Post-training school, he started out with the Audit and Investigation Unit, and it appeared he was heading for an Auditor’s future. However, six months later, he was “temporarily” posted to HR to cover for a manpower gap. Weeks became months, and he was already seeing a future in HR.
Today, after eighteen months in two different HR roles, he was invited to have a chat with the Financial Reporting department for a possible move to the Unit. At this point, Fred is confused. “What is my career direction?” He asked himself as he walked out of Mr. Manny’s Office, the Head of Financial Reporting. “Where am I heading with all these experiences?” “What will all these amount to in the later phase of my working life?” Fred kept asking himself.
You see, Fred is not alone in this seemingly confusing career journey. A lot of us have asked similar questions about our work before; “should I insist on a linear path, or go along with all the deployment and redeployment opportunities?”
Caroline Castrillon, in her Forbes article, What to when you lack Career Direction, published in March 2020, admonished that “Careers are no longer linear”. In today’s world where jobs are more fluid than ever, it is not unlikely that our journeys are no longer respecting the laws of linearity. Today’s typical job roles combine the experience of multiple responsibilities.

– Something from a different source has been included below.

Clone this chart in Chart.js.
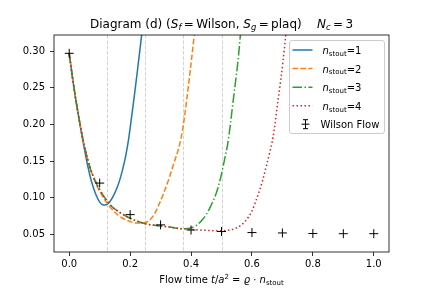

If you see yourself in Fred’s shoes, two things that can help you stay purposeful and inspired are as follows:
Professionalize your path
Roles change from time to time as far as you are hitting the mark in your work. However, you can keep things sane by building around a specific professional profile. For instance, Fred, in our story, moved from Audit to HR to Financial Reporting, and though we can describe the movement as scattered, it could be ordered around Auditing as a profession. In the broad field of auditing, personnel auditing is a niche, as is financial auditing. So, if Fred begins to build his professional profile as an Auditor, all the experiences align neatly.
Construct a Career Pyramid
Most ideal careers have been shown to resemble a pyramid; broad, multiple roles at the base and early years, and narrow and specific roles at the top and later years of the career. This career path is often more enriching and deeply impactful, since you already have a broad experience across roles, before specializing. In fact, most leadership and management development programmes mirror this path; training candidates across multiple roles over a period of time, before focusing them on a more defined path.
Lastly, Be Happy
Doing a good job should ultimately be your goal. Ensuring that whatever path you follow, whatever role you are deployed to, and wherever you find yourself, doing a good job, and leaving a great impact should be your objective. Doing this all the time will make your career path clearer as you go along the way.
Cheers my friend.
2 Comments
I quite agree in the non-linearity and the fluidity of job roles. I once read that people change the careers at least five times before they decide to build on a career life time. I wouldn’t know how absolute this finding is.
I have done two changes yet.
Thank you for sharing. It was insightful.
Thank you Chiamaka. The claim is valid, may not be upto five for some, but the movement happens. Thanks for reading.